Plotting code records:
--- start ---

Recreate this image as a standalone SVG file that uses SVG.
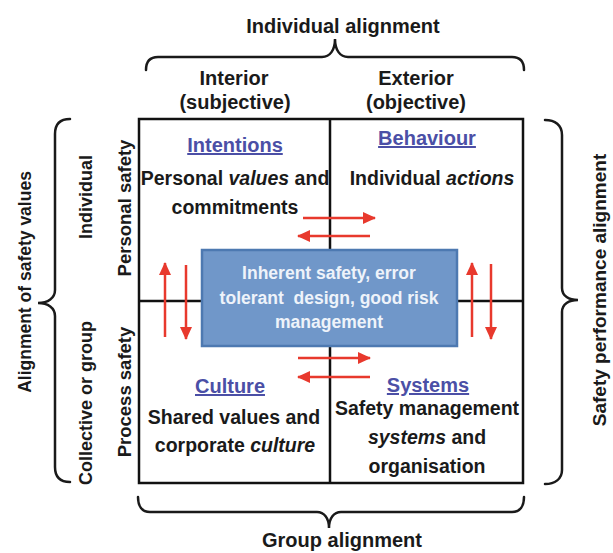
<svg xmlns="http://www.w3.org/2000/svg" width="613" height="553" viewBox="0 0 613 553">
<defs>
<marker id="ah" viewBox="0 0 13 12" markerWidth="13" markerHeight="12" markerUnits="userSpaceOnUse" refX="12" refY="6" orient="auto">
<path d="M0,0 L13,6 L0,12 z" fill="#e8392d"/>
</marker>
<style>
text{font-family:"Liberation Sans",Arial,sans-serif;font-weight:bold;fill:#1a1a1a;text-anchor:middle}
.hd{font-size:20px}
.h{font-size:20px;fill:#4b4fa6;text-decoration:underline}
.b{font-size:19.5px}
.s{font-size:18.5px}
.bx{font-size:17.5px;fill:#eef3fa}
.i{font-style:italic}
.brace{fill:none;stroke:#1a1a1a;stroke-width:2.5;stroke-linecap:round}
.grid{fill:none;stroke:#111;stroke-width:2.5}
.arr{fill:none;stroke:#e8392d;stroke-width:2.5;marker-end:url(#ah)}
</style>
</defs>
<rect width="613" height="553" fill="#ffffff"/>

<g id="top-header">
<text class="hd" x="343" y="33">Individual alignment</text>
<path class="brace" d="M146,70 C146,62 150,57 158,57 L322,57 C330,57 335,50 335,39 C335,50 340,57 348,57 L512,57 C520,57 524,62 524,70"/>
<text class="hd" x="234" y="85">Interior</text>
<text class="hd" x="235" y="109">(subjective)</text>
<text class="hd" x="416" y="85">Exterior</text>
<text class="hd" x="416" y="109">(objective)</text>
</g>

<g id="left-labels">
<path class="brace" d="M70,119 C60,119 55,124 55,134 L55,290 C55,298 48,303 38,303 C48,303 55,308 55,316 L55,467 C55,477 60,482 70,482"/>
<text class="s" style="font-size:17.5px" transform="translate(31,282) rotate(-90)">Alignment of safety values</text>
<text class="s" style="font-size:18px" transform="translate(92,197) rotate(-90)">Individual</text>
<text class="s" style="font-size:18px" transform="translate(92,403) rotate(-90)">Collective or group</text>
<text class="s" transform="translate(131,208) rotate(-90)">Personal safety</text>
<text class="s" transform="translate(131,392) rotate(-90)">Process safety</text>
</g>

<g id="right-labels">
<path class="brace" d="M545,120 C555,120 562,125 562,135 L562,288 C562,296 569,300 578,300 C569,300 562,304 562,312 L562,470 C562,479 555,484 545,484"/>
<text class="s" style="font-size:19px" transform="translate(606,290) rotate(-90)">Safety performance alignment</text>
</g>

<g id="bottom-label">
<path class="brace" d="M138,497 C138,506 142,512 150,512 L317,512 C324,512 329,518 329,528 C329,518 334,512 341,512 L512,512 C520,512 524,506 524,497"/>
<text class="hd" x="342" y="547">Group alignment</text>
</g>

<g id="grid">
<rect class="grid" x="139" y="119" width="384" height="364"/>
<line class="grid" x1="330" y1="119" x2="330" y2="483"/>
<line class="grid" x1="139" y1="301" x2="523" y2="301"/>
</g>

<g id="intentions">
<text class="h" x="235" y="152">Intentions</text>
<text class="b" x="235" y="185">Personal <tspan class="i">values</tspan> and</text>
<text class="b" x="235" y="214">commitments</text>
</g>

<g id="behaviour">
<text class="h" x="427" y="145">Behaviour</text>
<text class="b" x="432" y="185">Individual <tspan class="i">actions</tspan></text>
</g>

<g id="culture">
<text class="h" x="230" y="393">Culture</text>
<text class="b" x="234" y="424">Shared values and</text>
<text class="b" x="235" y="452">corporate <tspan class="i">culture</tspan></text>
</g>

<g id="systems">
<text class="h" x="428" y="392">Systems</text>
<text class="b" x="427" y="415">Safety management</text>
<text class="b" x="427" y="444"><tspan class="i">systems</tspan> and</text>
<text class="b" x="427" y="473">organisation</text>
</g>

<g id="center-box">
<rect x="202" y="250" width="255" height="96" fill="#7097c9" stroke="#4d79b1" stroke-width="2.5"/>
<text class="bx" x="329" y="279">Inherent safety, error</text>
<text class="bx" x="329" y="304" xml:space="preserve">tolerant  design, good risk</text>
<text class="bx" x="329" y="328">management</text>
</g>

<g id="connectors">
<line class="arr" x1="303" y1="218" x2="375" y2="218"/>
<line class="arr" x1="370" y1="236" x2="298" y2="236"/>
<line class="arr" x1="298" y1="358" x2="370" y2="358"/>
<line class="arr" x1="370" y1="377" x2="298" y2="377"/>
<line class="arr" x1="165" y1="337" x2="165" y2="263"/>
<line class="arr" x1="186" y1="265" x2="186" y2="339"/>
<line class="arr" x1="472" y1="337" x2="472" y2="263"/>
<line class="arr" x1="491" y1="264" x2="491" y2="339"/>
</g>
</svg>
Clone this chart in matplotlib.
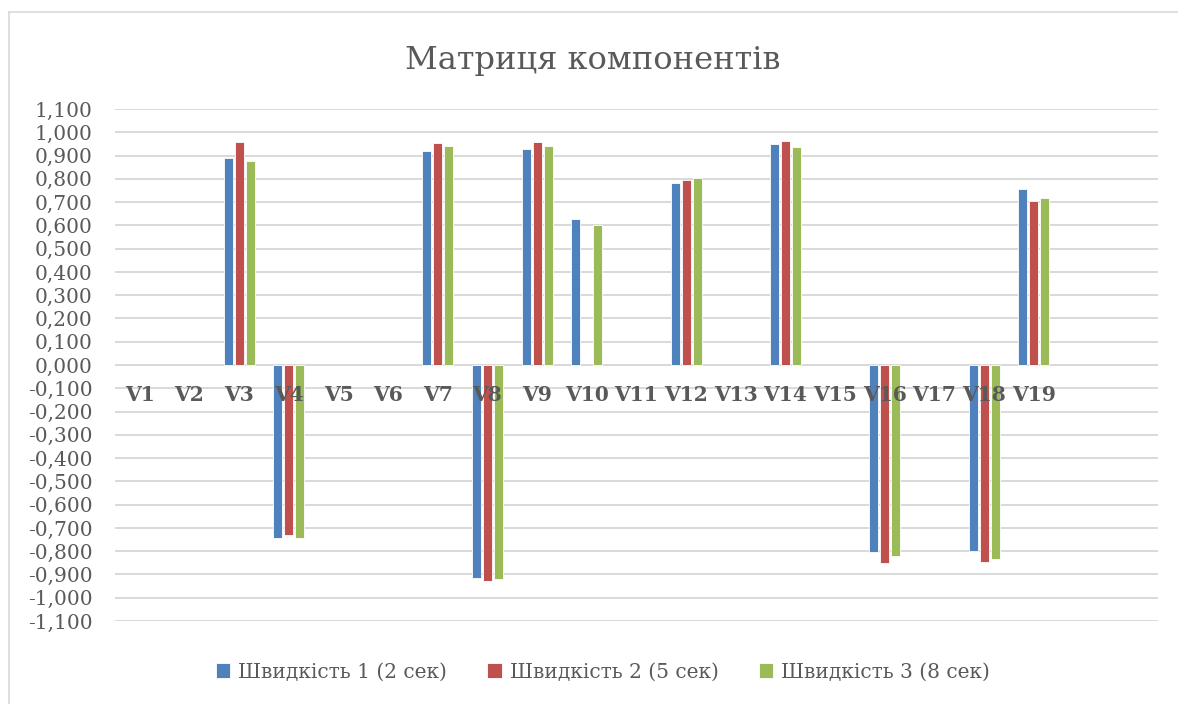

--- end ---
--- start ---

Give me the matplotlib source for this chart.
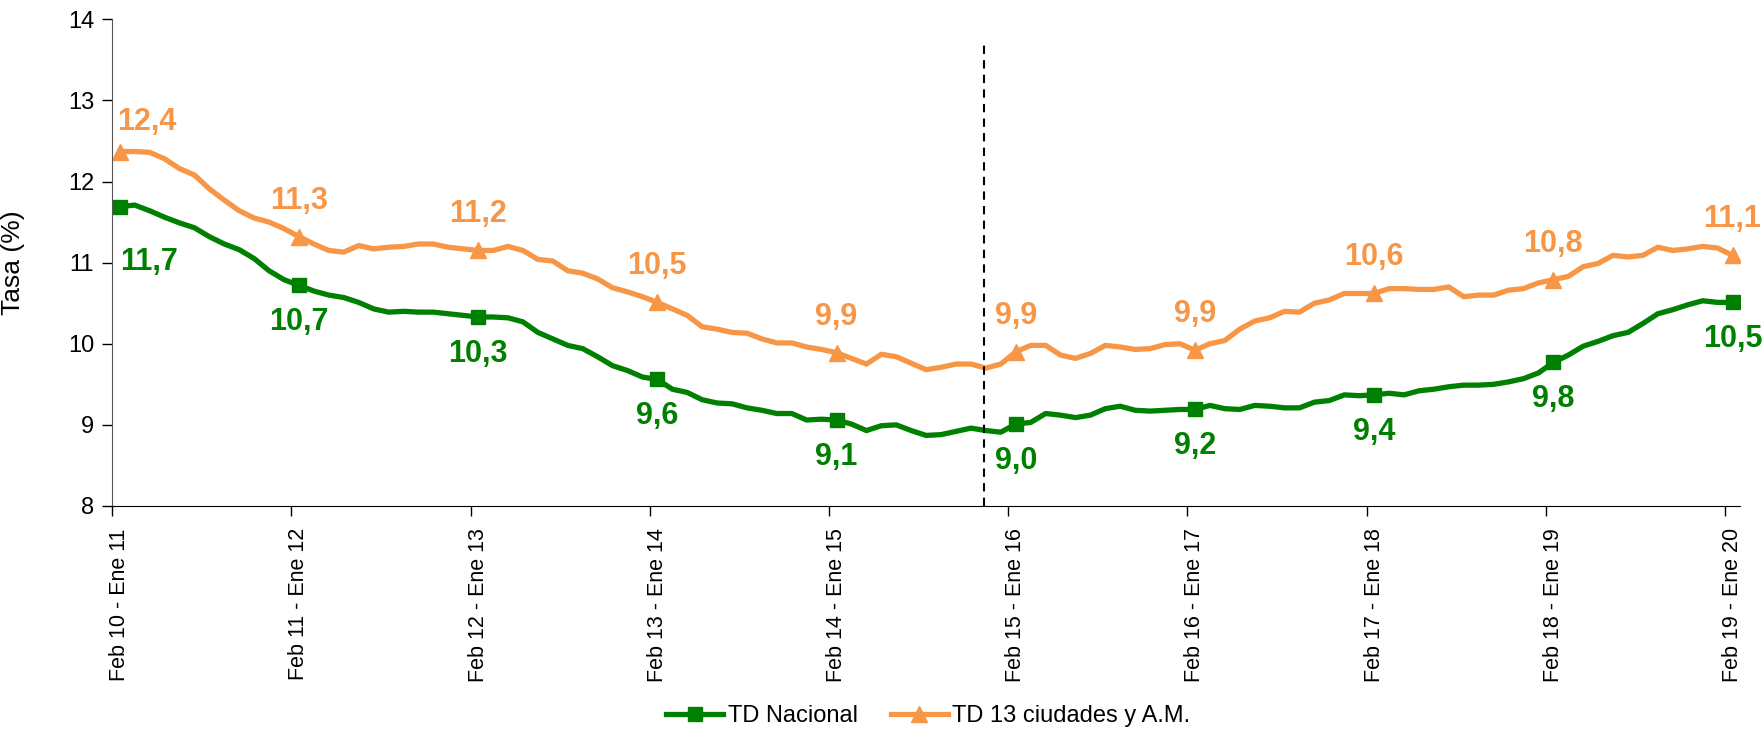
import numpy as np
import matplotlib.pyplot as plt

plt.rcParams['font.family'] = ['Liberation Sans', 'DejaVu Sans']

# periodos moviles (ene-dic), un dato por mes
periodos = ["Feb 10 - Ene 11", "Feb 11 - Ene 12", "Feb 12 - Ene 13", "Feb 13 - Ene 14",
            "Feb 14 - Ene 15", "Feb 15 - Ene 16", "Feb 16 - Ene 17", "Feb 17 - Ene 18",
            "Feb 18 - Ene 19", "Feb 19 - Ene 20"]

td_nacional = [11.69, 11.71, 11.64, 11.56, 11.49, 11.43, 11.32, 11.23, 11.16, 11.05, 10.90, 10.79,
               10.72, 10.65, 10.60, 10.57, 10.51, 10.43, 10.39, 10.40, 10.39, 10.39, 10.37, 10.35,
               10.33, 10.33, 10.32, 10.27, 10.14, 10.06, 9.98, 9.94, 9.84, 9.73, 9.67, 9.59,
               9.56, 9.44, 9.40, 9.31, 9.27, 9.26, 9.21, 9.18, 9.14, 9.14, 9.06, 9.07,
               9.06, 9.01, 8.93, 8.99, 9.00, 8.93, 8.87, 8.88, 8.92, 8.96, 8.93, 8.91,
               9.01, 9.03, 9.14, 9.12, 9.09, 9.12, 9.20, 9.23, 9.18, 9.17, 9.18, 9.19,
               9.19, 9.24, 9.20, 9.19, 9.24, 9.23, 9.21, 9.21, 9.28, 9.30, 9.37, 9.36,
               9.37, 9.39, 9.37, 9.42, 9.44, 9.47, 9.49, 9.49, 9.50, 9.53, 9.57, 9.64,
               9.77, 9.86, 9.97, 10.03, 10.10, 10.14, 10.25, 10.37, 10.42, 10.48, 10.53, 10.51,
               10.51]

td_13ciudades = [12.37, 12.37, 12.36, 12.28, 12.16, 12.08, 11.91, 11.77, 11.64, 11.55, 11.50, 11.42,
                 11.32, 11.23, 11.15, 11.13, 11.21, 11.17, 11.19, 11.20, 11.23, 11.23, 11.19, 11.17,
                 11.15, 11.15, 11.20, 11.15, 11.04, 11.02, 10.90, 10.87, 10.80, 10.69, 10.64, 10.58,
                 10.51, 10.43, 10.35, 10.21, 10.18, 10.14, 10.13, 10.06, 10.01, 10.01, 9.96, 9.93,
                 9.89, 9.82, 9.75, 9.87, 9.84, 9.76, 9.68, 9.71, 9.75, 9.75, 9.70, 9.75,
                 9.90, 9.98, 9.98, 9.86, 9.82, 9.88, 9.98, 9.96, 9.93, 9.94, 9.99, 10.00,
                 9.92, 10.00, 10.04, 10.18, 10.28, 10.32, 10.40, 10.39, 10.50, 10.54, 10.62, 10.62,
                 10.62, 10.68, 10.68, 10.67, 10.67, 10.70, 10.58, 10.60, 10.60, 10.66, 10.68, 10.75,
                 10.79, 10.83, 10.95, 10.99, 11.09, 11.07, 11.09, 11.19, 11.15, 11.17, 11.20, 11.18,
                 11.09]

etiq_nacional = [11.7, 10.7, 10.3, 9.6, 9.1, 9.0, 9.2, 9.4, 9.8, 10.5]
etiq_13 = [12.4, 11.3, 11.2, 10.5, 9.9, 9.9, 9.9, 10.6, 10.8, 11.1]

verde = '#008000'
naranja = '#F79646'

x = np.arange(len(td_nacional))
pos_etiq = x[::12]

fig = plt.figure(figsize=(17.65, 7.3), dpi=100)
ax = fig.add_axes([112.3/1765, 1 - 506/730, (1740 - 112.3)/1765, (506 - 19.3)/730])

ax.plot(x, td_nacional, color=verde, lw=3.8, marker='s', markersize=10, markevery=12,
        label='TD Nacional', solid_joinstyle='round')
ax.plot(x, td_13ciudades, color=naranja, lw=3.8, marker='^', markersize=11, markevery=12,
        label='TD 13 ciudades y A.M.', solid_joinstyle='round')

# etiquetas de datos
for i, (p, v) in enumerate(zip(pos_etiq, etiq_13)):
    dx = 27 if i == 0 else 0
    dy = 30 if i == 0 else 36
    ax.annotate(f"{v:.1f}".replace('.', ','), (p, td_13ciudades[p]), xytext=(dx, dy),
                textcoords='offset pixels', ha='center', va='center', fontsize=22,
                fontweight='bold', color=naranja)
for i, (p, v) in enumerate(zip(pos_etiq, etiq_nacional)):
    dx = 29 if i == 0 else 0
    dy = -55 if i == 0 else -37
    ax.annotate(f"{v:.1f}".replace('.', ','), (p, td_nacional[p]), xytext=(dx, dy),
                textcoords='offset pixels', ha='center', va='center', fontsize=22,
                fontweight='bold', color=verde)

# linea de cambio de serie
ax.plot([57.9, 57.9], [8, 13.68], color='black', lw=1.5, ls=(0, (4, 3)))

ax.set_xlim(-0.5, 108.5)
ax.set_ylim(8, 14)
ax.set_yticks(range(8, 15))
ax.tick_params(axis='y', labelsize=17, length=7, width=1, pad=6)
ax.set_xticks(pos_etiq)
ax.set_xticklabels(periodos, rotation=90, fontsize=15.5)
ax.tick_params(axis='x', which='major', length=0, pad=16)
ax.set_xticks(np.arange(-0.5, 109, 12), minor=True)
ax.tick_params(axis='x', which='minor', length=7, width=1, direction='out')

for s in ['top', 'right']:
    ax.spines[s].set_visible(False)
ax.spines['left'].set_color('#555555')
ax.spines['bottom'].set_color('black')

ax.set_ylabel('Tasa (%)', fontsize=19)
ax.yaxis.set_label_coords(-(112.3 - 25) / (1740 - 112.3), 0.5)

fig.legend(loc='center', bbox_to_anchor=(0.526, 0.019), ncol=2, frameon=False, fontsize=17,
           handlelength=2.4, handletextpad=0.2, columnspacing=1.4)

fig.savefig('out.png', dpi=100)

--- end ---

In the records above, locate the lines holding the word "this". Copy each of them.

Recreate this image as a standalone SVG file that uses SVG.
Clone this chart in matplotlib.
Give me the matplotlib source for this chart.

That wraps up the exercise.